(A block of data)
○ ○ ○ ○ ○ ○ ○
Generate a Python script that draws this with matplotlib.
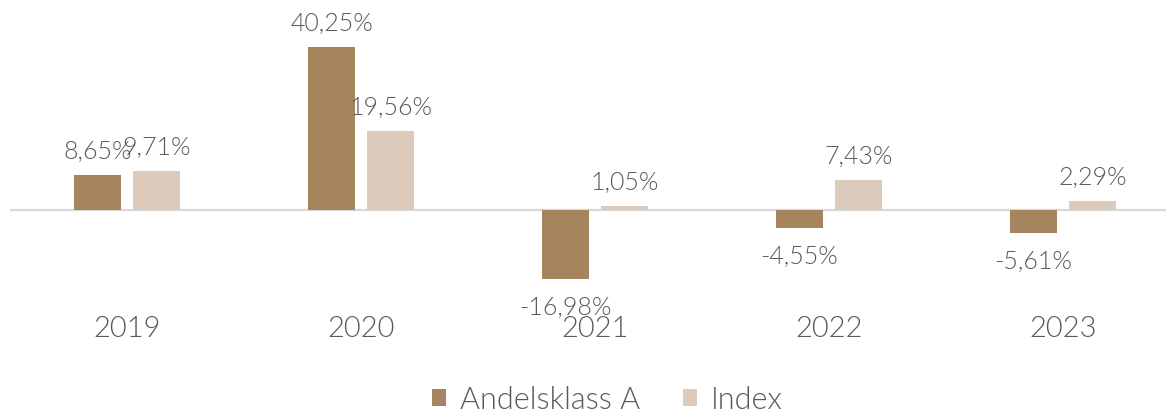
import matplotlib
matplotlib.use("Agg")
import matplotlib.pyplot as plt
from matplotlib.transforms import blended_transform_factory
import numpy as np

years = ["2019", "2020", "2021", "2022", "2023"]
andelsklass_a = [8.65, 40.25, -16.98, -4.55, -5.61]
index_vals = [9.71, 19.56, 1.05, 7.43, 2.29]
series_names = ["Andelsklass A", "Index"]

BROWN = "#A6845E"
BEIGE = "#DCCBBB"
TEXT = "#595959"
WEIGHT = 300

plt.rcParams['font.family'] = ['Lato', 'DejaVu Sans']

W, H = 1166, 415
fig = plt.figure(figsize=(W / 100, H / 100), dpi=100)
# axes in pixels: left 10, right 1166, top 10, bottom 300
ax = fig.add_axes([10 / W, (H - 300) / H, 1156 / W, 290 / H])

x = np.arange(len(years))
bw = 0.197
off = 0.126
b1 = ax.bar(x - off, andelsklass_a, bw, color=BROWN, label=series_names[0], zorder=2)
b2 = ax.bar(x + off, index_vals, bw, color=BEIGE, label=series_names[1], zorder=2)

ax.set_xlim(-0.5, -0.5 + 1156 / 234)
px = 4.05
ax.set_ylim(-90 / px, 200 / px)
ax.axhline(0, color="#D9D9D9", linewidth=1.6, zorder=1)

for s in ax.spines.values():
    s.set_visible(False)
ax.set_yticks([])
ax.set_xticks([])

def fmt(v):
    return f"{v:.2f}%".replace(".", ",")

for bars, vals in [(b1, andelsklass_a), (b2, index_vals)]:
    for rect, v in zip(bars, vals):
        cx = rect.get_x() + rect.get_width() / 2
        if v >= 0:
            ax.annotate(fmt(v), (cx, v), xytext=(0, 8), textcoords="offset points",
                        ha="center", va="bottom", fontsize=18, color=TEXT, fontweight=WEIGHT)
        else:
            ax.annotate(fmt(v), (cx, v), xytext=(0, -12), textcoords="offset points",
                        ha="center", va="top", fontsize=18, color=TEXT, fontweight=WEIGHT)

trans = blended_transform_factory(ax.transData, fig.transFigure)
for i, y in enumerate(years):
    ax.text(i, 1 - 329 / H, y, transform=trans, ha="center", va="center",
            fontsize=21, color=TEXT, fontweight=WEIGHT)

leg = fig.legend(loc="center", bbox_to_anchor=(607 / W, 1 - 400 / H), ncol=2,
                 frameon=False, prop={"size": 22, "weight": WEIGHT},
                 handlelength=0.47, handleheight=0.47,
                 handletextpad=0.45, columnspacing=1.4)
for t in leg.get_texts():
    t.set_color(TEXT)

fig.savefig("out.png", dpi=100)
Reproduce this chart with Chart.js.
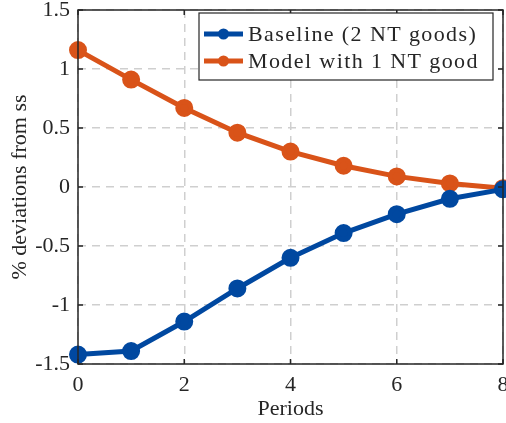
<!DOCTYPE html>
<html>
<head>
<meta charset="utf-8">
<script src="https://cdn.jsdelivr.net/npm/chart.js@4"></script>
<style>
  body { margin: 0; background: #fff; }
  #wrap { width: 506px; height: 423px; }
</style>
</head>
<body>
<div id="wrap"><canvas id="irf" width="506" height="423"></canvas></div>
<script>
var periods = [0, 1, 2, 3, 4, 5, 6, 7, 8];
var baseline = [-1.42, -1.39, -1.14, -0.86, -0.60, -0.39, -0.23, -0.10, -0.02];
var oneGood = [1.16, 0.91, 0.67, 0.46, 0.30, 0.18, 0.09, 0.03, -0.01];
var seriesNames = ["Baseline (2 NT goods)", "Model with 1 NT good"];
var seriesColors = ["rgb(0, 72, 160)", "rgb(217, 83, 25)"];
var xTitle = "Periods";
var yTitle = "% deviations from ss";

var serif = "'Liberation Serif', 'DejaVu Serif', serif";
var ink = "#262626";

function toPoints(ys) {
  return periods.map(function (x, i) { return { x: x, y: ys[i] }; });
}

// box, inward ticks, x labels, axis titles and legend, like the matlab figure
var boxPlugin = {
  id: "box",
  afterDraw: function (chart) {
    var ctx = chart.ctx;
    var a = chart.chartArea;
    var xs = chart.scales.x, ys = chart.scales.y;
    ctx.save();
    ctx.strokeStyle = ink;
    ctx.lineWidth = 1.5;
    ctx.strokeRect(a.left, a.top, a.right - a.left, a.bottom - a.top);
    ctx.beginPath();
    xs.ticks.forEach(function (t) {
      var px = xs.getPixelForValue(t.value);
      ctx.moveTo(px, a.bottom); ctx.lineTo(px, a.bottom - 5);
      ctx.moveTo(px, a.top); ctx.lineTo(px, a.top + 5);
    });
    ys.ticks.forEach(function (t) {
      var py = ys.getPixelForValue(t.value);
      ctx.moveTo(a.left, py); ctx.lineTo(a.left + 5, py);
      ctx.moveTo(a.right, py); ctx.lineTo(a.right - 5, py);
    });
    ctx.stroke();

    // x tick labels (drawn here so the last one doesn't shrink the plot)
    ctx.fillStyle = ink;
    ctx.font = "22px " + serif;
    ctx.textAlign = "center";
    ctx.textBaseline = "middle";
    xs.ticks.forEach(function (t) {
      ctx.fillText(String(t.value), xs.getPixelForValue(t.value), a.bottom + 21);
    });

    // axis titles
    ctx.fillText(xTitle, (a.left + a.right) / 2, 409);
    ctx.save();
    ctx.translate(20, (a.top + a.bottom) / 2);
    ctx.rotate(-Math.PI / 2);
    ctx.fillText(yTitle, 0, 0);
    ctx.restore();

    // legend
    var lx = 199, ly = 13, lw = 294, lh = 67;
    ctx.fillStyle = "#fff";
    ctx.fillRect(lx, ly, lw, lh);
    ctx.strokeStyle = ink;
    ctx.lineWidth = 1.2;
    ctx.strokeRect(lx, ly, lw, lh);
    ctx.textAlign = "left";
    ctx.letterSpacing = "1.4px";
    chart.data.datasets.forEach(function (ds, i) {
      var cy = ly + 21 + i * 27;
      ctx.strokeStyle = ds.borderColor;
      ctx.lineWidth = 5;
      ctx.beginPath();
      ctx.moveTo(lx + 5, cy); ctx.lineTo(lx + 44, cy);
      ctx.stroke();
      ctx.fillStyle = ds.borderColor;
      ctx.beginPath();
      ctx.arc(lx + 24.5, cy, 5.5, 0, Math.PI * 2);
      ctx.fill();
      ctx.fillStyle = ink;
      ctx.fillText(ds.label, lx + 49, cy + 1);
    });
    ctx.restore();
  }
};

new Chart(document.getElementById("irf").getContext("2d"), {
  type: "line",
  data: {
    datasets: [
      {
        label: seriesNames[0],
        data: toPoints(baseline),
        borderColor: seriesColors[0],
        backgroundColor: seriesColors[0],
        borderWidth: 5,
        pointRadius: 6.5,
        pointHoverRadius: 6.5,
      },
      {
        label: seriesNames[1],
        data: toPoints(oneGood),
        borderColor: seriesColors[1],
        backgroundColor: seriesColors[1],
        borderWidth: 5,
        pointRadius: 6.5,
        pointHoverRadius: 6.5,
      },
    ],
  },
  options: {
    responsive: false,
    animation: false,
    clip: false,
    layout: { autoPadding: false, padding: { top: 10, right: 3, left: 0, bottom: 0 } },
    plugins: {
      legend: { display: false },
      tooltip: { enabled: false },
    },
    scales: {
      x: {
        type: "linear",
        min: 0,
        max: 8,
        ticks: { stepSize: 2, display: false },
        grid: { color: "#cfcfcf", drawTicks: false, lineWidth: 1.5 },
        border: { display: false, dash: [8, 6] },
        afterFit: function (s) { s.height = 59; },
      },
      y: {
        min: -1.5,
        max: 1.5,
        ticks: {
          stepSize: 0.5,
          color: ink,
          font: { family: serif, size: 22 },
          padding: 8,
          callback: function (v) { return String(v); },
        },
        grid: { color: "#cfcfcf", drawTicks: false, lineWidth: 1.5 },
        border: { display: false, dash: [8, 6] },
        afterFit: function (s) {
          s.width = 78;
          s.paddingTop = 0;
          s.paddingBottom = 0;
        },
      },
    },
  },
  plugins: [boxPlugin],
});
</script>
</body>
</html>
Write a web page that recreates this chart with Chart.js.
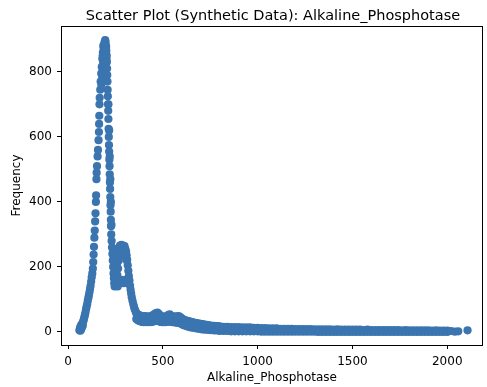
<!DOCTYPE html>
<html>
<head>
<meta charset="utf-8">
<script src="https://cdn.jsdelivr.net/npm/chart.js@4.4.1/dist/chart.umd.min.js"></script>
<style>
  html, body { margin: 0; padding: 0; background: #fff; }
  canvas { display: block; }
</style>
</head>
<body>
<canvas id="c" width="487" height="387"></canvas>
<script>
// ---- Data (Alkaline_Phosphotase value vs frequency) ----
const riseX = [60, 63, 65, 67, 69, 71, 73, 75, 78, 80, 83, 86, 89, 92, 95, 98, 101, 104, 107, 110, 113, 116, 119, 122, 125, 128, 131, 133, 135, 137, 139, 141, 143, 145, 147, 148, 150, 151, 153, 156, 158, 161, 163, 164, 165, 166, 167, 170, 172, 175, 178, 181, 184, 188, 192, 196];
const riseY = [5, 12, 4, 18, 8, 22, 14, 26, 20, 32, 38, 45, 52, 60, 70, 78, 85, 95, 104, 112, 122, 132, 142, 155, 168, 180, 195, 215, 238, 262, 290, 312, 340, 365, 400, 420, 470, 490, 510, 540, 560, 590, 615, 640, 665, 700, 720, 745, 770, 795, 815, 840, 860, 875, 890, 898];

const peakX = [180, 183, 186, 189, 192, 195, 198, 201, 185, 190, 194, 199, 203, 188, 196, 176, 182];
const peakY = [780, 850, 880, 870, 860, 885, 892, 878, 830, 845, 865, 855, 840, 805, 815, 760, 800];

const fallX = [200, 202, 204, 205, 206, 207, 208, 209, 210, 211, 212, 213, 214, 215, 216, 217, 218, 219, 220, 221, 222, 223, 224, 225, 226, 227, 228, 230, 232, 234, 236, 238, 240, 242, 244, 246, 213, 217, 220, 223, 226, 229];
const fallY = [880, 865, 850, 830, 810, 790, 770, 745, 725, 700, 680, 655, 625, 600, 575, 555, 530, 510, 485, 460, 440, 415, 390, 370, 345, 325, 300, 280, 260, 240, 220, 200, 180, 165, 150, 140, 700, 620, 540, 470, 400, 330];

const bumpX = [248, 250, 252, 255, 258, 261, 264, 267, 270, 274, 278, 282, 286, 290, 294, 298, 302, 306, 309, 312, 315, 318, 321, 324, 327, 330, 333, 336, 340, 344, 348, 352, 357, 256, 260, 264, 268, 272, 276, 262, 272, 282, 292, 302, 312, 280, 290, 300, 310];
const bumpY = [150, 165, 180, 195, 210, 225, 240, 252, 260, 266, 260, 268, 262, 266, 258, 264, 256, 248, 236, 222, 205, 188, 172, 158, 143, 130, 118, 107, 96, 86, 78, 70, 63, 160, 175, 195, 220, 240, 245, 140, 150, 160, 150, 160, 150, 235, 238, 235, 220];

const shoulderX = [360, 368, 376, 384, 392, 400, 408, 416, 424, 432, 440, 448, 456, 464, 472, 480, 488, 496, 504, 512, 520, 528, 536, 544, 552, 560, 568, 576, 584, 592, 600, 610, 620, 630, 640, 650, 660, 670, 680, 690, 700, 710, 720, 730, 740, 750, 760, 770, 780, 790];
const shoulderHigh = [58, 54, 52, 50, 48, 47, 49, 46, 48, 46, 49, 52, 55, 58, 60, 55, 50, 48, 47, 46, 48, 52, 54, 50, 48, 46, 48, 47, 49, 46, 42, 38, 36, 34, 33, 31, 30, 28, 27, 26, 25, 24, 23, 22, 21, 20, 19, 19, 18, 18];
const shoulderLow = [40, 36, 34, 32, 31, 30, 31, 30, 32, 30, 31, 32, 33, 34, 36, 33, 31, 30, 31, 30, 31, 32, 33, 31, 30, 30, 29, 29, 28, 27, 24, 21, 19, 17, 15, 14, 13, 12, 11, 10, 9, 8, 8, 7, 7, 6, 6, 5, 5, 5];

const tailX = [800, 820, 840, 860, 880, 900, 920, 940, 960, 980, 1000, 1020, 1040, 1060, 1080, 1100, 1120, 1140, 1160, 1180, 1200, 1220, 1240, 1260, 1280, 1300, 1320, 1340, 1360, 1380, 1400, 1420, 1440, 1460, 1480, 1500, 1520, 1540, 1560, 1580, 1600, 1620, 1640, 1660, 1680, 1700, 1720, 1740, 1760, 1780, 1800, 1820, 1840, 1860, 1880, 1900, 1920, 1940, 1960, 1980, 2000];
const tailHigh = [17, 16, 16, 15, 15, 15, 14, 14, 14, 13, 13, 12, 12, 11, 11, 11, 10, 10, 10, 10, 9, 9, 9, 9, 9, 8, 8, 8, 8, 8, 7, 8, 7, 7, 7, 7, 7, 7, 6, 7, 6, 6, 6, 6, 6, 6, 6, 6, 5, 6, 5, 5, 5, 5, 5, 5, 4, 5, 4, 4, 4];
const tailLow = [3, 3, 3, 2, 2, 2, 2, 2, 2, 2, 2, 1, 1, 1, 1, 1, 1, 1, 1, 1, 1, 1, 1, 1, 1, 1, 0, 0, 0, 0, 0, 0, 0, 0, 0, 0, 0, 0, 0, 0, 0, 0, 0, 0, 0, 0, 0, 0, 0, 0, 0, 0, 0, 0, 0, 0, 0, 0, 0, 0, 0];

const endX = [2020, 2040, 2058, 2107];
const endY = [3, 1, 2, 5];

const xTicks = [0, 500, 1000, 1500, 2000];
const yTicks = [0, 200, 400, 600, 800];

const titleText = 'Scatter Plot (Synthetic Data): Alkaline_Phosphotase';
const xLabel = 'Alkaline_Phosphotase';
const yLabel = 'Frequency';

// ---- Build the point list ----
const allX = [].concat(riseX, peakX, fallX, bumpX, shoulderX, shoulderX, tailX, tailX, endX);
const allY = [].concat(riseY, peakY, fallY, bumpY, shoulderHigh, shoulderLow, tailHigh, tailLow, endY);
const points = allX.map((x, i) => ({ x: x, y: allY[i] }));

const FONT = 'DejaVu Sans';
const markerColor = '#3a75b0';

const framePlugin = {
  id: 'frame',
  afterDatasetsDraw(chart) {
    const { ctx, chartArea: a } = chart;
    ctx.save();
    ctx.strokeStyle = '#000';
    ctx.lineWidth = 1;
    ctx.strokeRect(Math.round(a.left) + 0.5, Math.round(a.top) + 0.5,
                   Math.round(a.right - a.left) - 1, Math.round(a.bottom - a.top));
    ctx.restore();
  }
};

const titlePlugin = {
  id: 'mtitle',
  afterDraw(chart) {
    const { ctx, chartArea: a } = chart;
    ctx.save();
    ctx.fillStyle = '#000';
    ctx.font = '14.5px "' + FONT + '"';
    ctx.textAlign = 'center';
    ctx.textBaseline = 'alphabetic';
    ctx.fillText(titleText, (a.left + a.right) / 2 + 1, 20);
    ctx.restore();
  }
};

new Chart(document.getElementById('c'), {
  type: 'scatter',
  data: {
    datasets: [{
      data: points,
      backgroundColor: markerColor,
      borderColor: markerColor,
      borderWidth: 0,
      pointRadius: 4.1,
      pointHoverRadius: 4.1
    }]
  },
  options: {
    responsive: false,
    animation: false,
    devicePixelRatio: 1,
    layout: { padding: { top: 26, right: 3, left: 0, bottom: 0 } },
    plugins: {
      legend: { display: false },
      tooltip: { enabled: false },
      title: { display: false }
    },
    scales: {
      x: {
        type: 'linear',
        min: -37,
        max: 2188,
        afterBuildTicks: s => { s.ticks = xTicks.map(v => ({ value: v })); },
        afterFit: s => { s.height = 42; },
        grid: { drawOnChartArea: false, drawTicks: true, tickLength: 4, color: '#000', tickColor: '#000' },
        border: { display: false },
        ticks: { color: '#000', font: { family: FONT, size: 12 }, padding: 6, maxRotation: 0, callback: v => String(v) },
        title: { display: true, text: xLabel, color: '#000', font: { family: FONT, size: 12 }, padding: { top: 0, bottom: 2 } }
      },
      y: {
        type: 'linear',
        min: -40,
        max: 941,
        afterBuildTicks: s => { s.ticks = yTicks.map(v => ({ value: v })); },
        afterFit: s => { s.width = 61; },
        grid: { drawOnChartArea: false, drawTicks: true, tickLength: 4, color: '#000', tickColor: '#000' },
        border: { display: false },
        ticks: { color: '#000', font: { family: FONT, size: 12 }, padding: 5, callback: v => String(v) },
        title: { display: true, text: yLabel, color: '#000', font: { family: FONT, size: 12 }, padding: { top: 10, bottom: 0 } }
      }
    }
  },
  plugins: [framePlugin, titlePlugin]
});
</script>
</body>
</html>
○ ○ ○ ○ ○ ○ ○
» **Short exercise**: Go from the first line of the listing to the line holding "plt.rcParams['font.family'] = ['Lato', 'DejaVu" and, please, transcribe those lines exactly, both included, with no pictures.

» **Correct output**:
Generate a Python script that draws this with matplotlib.
import matplotlib
matplotlib.use("Agg")
import matplotlib.pyplot as plt
from matplotlib.transforms import blended_transform_factory
import numpy as np

years = ["2019", "2020", "2021", "2022", "2023"]
andelsklass_a = [8.65, 40.25, -16.98, -4.55, -5.61]
index_vals = [9.71, 19.56, 1.05, 7.43, 2.29]
series_names = ["Andelsklass A", "Index"]

BROWN = "#A6845E"
BEIGE = "#DCCBBB"
TEXT = "#595959"
WEIGHT = 300

plt.rcParams['font.family'] = ['Lato', 'DejaVu Sans']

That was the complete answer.